Adventures and Exiles: The Great Scottish Exodus by Marjory Harper - review by Allan Massie

Allan Massie

25 Million and Counting

Adventures and Exiles: The Great Scottish Exodus

By

Profile Books 411pp £25
 

Douglas Young, poet, Scottish Nationalist, and Professor of Greek at the University of St Andrews, used to maintain that there were around 25 million Scots in the world. That was almost half a century ago. So there may be more now. The number, probably never to be ascertained, depends of course on what you regard as the necessary qualifications. The Scottish Rugby Union last year made a Scot of a New Zealander whose grandmother had been born in Glasgow, and remained in Scotland till she was all of four.

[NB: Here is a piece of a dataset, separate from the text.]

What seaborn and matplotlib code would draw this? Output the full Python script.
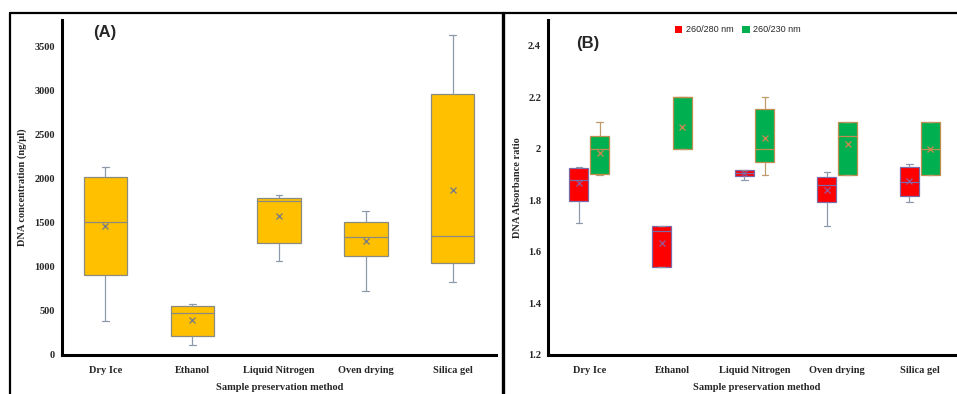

I myself have tried to claim Evelyn Waugh as a Scottish novelist, on the grounds that the two most distinguished of his great- great-grandfathers, the Rev. Alexander Waugh and Henry, Lord Cockburn, were undeniably Scots born and bred. It was a claim, advanced not entirely in jest, which did not convince the late lamented editor of this magazine. Yet I dare say Young might have included both Waughs in his 25 million.

Throughout history Scotland has been a poor country, and energetic young men have sought fortune, and sometimes fame, elsewhere. In the Middle Ages many went to France, as readers of Walter Scott’s splendid novel Quentin Durward will remember. Others made for the Low Countries, or Germany and the Hanseatic ports.